## GOAL
Copy out, from the entries below, each line holding the string "with".

## STORED RECORDS

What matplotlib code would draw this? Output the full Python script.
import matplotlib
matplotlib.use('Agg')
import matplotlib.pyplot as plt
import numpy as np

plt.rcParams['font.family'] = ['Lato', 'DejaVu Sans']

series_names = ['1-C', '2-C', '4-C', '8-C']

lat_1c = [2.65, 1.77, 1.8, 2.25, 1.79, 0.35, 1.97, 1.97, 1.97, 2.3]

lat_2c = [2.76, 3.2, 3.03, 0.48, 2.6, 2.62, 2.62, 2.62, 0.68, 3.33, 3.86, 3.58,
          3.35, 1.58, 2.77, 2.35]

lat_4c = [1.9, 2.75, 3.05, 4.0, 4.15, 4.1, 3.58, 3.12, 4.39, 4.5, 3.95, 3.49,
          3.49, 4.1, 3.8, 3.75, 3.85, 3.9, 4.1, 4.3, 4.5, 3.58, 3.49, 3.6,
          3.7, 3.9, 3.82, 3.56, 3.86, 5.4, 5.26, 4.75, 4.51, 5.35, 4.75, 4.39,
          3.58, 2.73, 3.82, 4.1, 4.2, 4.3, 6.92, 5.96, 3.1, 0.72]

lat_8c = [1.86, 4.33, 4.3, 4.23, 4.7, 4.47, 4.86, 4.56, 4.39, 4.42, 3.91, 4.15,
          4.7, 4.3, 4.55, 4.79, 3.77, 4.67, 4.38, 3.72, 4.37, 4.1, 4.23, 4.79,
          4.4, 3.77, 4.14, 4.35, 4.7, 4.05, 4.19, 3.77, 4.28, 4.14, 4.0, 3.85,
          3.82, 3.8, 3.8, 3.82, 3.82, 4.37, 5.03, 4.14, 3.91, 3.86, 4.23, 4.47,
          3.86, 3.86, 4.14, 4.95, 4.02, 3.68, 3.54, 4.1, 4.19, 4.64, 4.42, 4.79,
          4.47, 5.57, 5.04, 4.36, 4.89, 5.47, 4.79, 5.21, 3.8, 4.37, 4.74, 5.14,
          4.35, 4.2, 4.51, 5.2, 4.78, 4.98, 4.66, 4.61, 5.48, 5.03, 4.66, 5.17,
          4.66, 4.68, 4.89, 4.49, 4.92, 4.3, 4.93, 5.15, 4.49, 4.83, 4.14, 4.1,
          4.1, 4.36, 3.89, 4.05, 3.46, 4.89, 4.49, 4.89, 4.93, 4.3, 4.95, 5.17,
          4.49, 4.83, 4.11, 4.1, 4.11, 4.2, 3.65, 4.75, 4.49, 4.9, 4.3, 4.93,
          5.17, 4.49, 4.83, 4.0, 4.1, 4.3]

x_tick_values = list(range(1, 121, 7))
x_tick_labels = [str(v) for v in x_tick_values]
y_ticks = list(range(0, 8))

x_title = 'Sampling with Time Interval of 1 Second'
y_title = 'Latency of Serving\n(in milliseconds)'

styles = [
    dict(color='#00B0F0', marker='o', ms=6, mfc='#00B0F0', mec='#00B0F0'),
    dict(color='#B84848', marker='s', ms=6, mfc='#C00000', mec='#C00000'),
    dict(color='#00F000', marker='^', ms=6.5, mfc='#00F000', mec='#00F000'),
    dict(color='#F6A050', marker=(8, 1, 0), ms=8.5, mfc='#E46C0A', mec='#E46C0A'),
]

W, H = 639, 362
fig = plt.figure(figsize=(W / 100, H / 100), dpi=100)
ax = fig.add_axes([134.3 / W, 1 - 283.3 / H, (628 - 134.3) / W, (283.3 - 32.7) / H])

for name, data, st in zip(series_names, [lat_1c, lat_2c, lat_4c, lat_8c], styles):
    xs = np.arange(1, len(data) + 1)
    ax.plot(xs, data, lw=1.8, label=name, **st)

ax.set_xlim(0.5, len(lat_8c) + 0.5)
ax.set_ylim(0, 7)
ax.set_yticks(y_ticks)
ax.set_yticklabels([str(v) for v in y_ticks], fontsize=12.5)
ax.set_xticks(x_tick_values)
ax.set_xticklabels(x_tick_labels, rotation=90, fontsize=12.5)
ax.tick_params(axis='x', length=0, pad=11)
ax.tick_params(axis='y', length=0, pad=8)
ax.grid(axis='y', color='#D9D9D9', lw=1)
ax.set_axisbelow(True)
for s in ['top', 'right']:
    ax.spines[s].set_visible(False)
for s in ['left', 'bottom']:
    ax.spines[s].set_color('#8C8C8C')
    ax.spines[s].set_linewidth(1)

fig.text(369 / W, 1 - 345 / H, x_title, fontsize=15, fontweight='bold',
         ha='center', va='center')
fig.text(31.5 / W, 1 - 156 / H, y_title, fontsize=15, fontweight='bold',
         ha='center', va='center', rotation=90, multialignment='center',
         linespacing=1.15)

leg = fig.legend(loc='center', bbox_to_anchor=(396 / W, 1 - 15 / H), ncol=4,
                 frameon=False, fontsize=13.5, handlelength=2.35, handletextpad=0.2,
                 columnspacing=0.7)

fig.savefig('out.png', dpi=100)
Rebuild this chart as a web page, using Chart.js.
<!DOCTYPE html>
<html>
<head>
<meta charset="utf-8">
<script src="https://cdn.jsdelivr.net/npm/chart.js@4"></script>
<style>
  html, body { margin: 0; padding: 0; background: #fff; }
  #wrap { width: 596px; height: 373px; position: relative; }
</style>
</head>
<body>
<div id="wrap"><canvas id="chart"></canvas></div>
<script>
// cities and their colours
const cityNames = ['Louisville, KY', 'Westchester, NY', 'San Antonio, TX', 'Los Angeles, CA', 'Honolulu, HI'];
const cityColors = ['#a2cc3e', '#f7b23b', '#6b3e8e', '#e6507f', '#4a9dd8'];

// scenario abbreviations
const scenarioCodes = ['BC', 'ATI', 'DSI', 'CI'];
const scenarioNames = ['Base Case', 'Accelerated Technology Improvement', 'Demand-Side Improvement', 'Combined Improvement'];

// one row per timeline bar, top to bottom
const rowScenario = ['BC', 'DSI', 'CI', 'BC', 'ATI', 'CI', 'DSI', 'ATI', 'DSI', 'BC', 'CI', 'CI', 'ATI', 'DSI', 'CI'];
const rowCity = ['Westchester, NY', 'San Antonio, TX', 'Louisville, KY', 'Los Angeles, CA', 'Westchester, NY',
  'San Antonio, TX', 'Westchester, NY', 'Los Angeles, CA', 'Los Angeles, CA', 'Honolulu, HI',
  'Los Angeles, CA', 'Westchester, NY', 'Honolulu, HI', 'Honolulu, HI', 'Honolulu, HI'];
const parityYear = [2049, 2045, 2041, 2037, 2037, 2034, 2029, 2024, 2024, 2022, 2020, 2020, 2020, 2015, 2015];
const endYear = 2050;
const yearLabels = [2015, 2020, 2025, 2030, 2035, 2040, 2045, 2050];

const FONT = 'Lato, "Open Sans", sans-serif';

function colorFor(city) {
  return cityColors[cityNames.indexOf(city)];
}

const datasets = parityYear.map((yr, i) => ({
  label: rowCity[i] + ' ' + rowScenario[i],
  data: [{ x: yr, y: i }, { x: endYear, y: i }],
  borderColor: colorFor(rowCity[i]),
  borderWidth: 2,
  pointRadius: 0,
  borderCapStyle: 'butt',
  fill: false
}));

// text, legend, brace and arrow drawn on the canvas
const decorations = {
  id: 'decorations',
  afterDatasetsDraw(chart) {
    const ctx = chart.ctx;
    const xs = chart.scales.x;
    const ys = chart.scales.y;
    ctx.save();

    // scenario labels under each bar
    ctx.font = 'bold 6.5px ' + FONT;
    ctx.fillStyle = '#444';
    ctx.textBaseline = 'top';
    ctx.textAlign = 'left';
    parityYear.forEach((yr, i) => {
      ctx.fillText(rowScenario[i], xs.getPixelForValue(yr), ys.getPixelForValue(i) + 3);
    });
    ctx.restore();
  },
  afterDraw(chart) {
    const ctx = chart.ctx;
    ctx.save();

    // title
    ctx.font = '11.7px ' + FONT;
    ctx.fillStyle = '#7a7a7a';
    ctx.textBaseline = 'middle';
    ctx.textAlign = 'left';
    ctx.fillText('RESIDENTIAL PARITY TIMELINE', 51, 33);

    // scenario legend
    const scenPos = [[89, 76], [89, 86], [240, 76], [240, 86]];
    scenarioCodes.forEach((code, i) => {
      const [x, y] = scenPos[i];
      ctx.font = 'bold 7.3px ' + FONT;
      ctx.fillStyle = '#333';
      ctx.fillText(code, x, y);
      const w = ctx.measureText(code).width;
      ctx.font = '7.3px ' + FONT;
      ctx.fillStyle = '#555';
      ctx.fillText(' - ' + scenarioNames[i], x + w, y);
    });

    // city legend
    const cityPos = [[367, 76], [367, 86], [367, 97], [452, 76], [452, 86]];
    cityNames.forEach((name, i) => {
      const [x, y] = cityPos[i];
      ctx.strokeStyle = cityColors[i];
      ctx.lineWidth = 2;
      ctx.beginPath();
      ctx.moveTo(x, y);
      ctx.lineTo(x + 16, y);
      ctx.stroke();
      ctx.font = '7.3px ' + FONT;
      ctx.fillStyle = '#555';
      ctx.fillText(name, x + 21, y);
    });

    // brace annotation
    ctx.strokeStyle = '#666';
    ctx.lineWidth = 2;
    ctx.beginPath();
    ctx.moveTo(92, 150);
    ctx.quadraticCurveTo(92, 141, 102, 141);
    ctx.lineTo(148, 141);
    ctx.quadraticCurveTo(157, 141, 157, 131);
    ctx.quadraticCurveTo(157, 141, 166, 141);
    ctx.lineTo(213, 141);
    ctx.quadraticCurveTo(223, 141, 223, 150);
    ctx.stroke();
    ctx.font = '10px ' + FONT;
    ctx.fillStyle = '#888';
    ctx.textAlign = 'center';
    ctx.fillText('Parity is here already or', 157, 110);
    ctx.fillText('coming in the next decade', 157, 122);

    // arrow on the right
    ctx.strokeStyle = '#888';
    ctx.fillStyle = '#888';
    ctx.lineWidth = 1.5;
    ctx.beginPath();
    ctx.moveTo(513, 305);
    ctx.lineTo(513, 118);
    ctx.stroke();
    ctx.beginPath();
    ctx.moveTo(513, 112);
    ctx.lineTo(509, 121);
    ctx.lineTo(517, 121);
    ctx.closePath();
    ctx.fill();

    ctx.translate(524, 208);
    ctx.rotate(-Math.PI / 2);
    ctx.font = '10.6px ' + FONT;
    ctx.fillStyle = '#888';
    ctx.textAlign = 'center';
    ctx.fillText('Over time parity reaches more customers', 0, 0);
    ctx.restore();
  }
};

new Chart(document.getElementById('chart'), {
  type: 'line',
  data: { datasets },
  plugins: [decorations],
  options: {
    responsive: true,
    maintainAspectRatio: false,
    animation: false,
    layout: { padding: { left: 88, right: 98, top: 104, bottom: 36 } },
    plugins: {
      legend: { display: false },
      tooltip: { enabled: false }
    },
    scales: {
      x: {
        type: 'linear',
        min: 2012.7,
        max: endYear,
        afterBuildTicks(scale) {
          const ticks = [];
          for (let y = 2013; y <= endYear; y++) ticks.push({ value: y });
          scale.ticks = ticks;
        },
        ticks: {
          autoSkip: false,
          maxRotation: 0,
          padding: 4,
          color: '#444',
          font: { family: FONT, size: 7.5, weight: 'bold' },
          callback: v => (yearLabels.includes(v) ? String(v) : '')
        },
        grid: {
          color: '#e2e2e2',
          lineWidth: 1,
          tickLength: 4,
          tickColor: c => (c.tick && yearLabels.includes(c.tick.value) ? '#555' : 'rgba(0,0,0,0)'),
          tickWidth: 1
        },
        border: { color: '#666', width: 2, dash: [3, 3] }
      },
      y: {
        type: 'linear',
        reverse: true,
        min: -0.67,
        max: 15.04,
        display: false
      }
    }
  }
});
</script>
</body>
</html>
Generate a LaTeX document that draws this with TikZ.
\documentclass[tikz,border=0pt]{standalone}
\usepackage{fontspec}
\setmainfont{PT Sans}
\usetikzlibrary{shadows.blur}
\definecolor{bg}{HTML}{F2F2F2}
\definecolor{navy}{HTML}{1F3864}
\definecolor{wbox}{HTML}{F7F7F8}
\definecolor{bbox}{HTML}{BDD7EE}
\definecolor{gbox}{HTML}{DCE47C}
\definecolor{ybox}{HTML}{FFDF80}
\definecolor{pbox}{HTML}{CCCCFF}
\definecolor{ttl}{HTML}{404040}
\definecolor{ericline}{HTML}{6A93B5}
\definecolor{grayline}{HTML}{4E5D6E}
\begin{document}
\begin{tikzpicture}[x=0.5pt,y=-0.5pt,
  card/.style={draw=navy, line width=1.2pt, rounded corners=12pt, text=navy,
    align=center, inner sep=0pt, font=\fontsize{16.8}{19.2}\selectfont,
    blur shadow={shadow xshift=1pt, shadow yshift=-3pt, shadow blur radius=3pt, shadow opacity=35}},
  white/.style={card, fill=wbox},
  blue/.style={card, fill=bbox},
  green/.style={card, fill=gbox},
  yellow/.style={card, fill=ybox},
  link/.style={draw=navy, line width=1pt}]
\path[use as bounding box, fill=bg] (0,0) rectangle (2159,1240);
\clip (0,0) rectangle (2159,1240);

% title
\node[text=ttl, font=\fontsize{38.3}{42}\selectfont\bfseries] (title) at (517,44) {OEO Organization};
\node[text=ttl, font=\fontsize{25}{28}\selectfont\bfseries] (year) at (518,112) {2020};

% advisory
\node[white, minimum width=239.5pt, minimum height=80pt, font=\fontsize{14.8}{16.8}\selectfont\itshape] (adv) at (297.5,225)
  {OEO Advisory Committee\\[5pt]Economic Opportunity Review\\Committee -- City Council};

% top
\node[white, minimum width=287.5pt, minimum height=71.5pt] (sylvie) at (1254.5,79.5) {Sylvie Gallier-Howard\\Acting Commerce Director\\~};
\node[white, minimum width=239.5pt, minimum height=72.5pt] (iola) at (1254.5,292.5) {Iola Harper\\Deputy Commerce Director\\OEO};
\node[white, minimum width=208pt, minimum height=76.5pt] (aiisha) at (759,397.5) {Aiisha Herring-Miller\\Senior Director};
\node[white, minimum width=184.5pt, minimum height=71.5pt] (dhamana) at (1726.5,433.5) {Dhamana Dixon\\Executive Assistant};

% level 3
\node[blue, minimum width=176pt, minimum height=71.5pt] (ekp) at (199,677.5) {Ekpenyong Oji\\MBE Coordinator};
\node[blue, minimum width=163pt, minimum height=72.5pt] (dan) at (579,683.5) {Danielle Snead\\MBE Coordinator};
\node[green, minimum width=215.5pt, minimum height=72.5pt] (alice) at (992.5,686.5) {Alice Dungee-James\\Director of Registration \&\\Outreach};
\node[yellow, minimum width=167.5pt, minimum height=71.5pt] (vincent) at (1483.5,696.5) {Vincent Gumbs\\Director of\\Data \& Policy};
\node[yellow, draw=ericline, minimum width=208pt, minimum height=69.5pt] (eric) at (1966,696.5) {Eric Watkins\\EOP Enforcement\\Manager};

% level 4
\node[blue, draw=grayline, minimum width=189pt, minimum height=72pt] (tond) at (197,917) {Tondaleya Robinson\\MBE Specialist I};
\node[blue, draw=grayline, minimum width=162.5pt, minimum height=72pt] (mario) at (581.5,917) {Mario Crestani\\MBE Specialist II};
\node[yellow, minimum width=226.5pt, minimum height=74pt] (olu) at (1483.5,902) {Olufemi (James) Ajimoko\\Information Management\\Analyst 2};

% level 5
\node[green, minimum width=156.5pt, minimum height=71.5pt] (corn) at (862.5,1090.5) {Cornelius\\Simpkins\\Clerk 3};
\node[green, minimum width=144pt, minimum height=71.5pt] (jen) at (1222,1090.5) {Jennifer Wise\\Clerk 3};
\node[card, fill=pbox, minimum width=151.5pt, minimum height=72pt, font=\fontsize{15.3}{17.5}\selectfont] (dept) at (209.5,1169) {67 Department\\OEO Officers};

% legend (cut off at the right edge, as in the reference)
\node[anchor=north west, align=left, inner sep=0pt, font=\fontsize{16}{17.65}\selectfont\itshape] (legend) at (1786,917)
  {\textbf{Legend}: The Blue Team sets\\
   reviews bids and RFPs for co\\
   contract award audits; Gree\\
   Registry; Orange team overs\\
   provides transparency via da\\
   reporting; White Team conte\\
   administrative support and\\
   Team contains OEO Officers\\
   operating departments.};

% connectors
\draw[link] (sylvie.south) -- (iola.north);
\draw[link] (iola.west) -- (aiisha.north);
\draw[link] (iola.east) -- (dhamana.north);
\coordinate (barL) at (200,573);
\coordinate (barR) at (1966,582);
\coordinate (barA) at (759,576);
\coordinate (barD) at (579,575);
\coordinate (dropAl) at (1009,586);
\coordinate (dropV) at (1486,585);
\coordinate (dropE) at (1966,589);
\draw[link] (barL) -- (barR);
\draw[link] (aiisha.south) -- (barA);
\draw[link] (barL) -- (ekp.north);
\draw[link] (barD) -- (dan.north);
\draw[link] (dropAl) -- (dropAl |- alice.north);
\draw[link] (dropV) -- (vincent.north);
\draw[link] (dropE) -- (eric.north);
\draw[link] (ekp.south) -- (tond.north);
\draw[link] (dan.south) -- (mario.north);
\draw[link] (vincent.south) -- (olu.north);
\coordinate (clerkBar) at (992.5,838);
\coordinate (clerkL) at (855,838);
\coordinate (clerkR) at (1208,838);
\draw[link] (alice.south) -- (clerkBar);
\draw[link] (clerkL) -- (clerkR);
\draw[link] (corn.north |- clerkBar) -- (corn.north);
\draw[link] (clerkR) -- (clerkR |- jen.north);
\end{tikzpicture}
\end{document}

## EXERCISE OUTPUT
x_title = 'Sampling with Time Interval of 1 Second'
Generate a LaTeX document that draws this with TikZ.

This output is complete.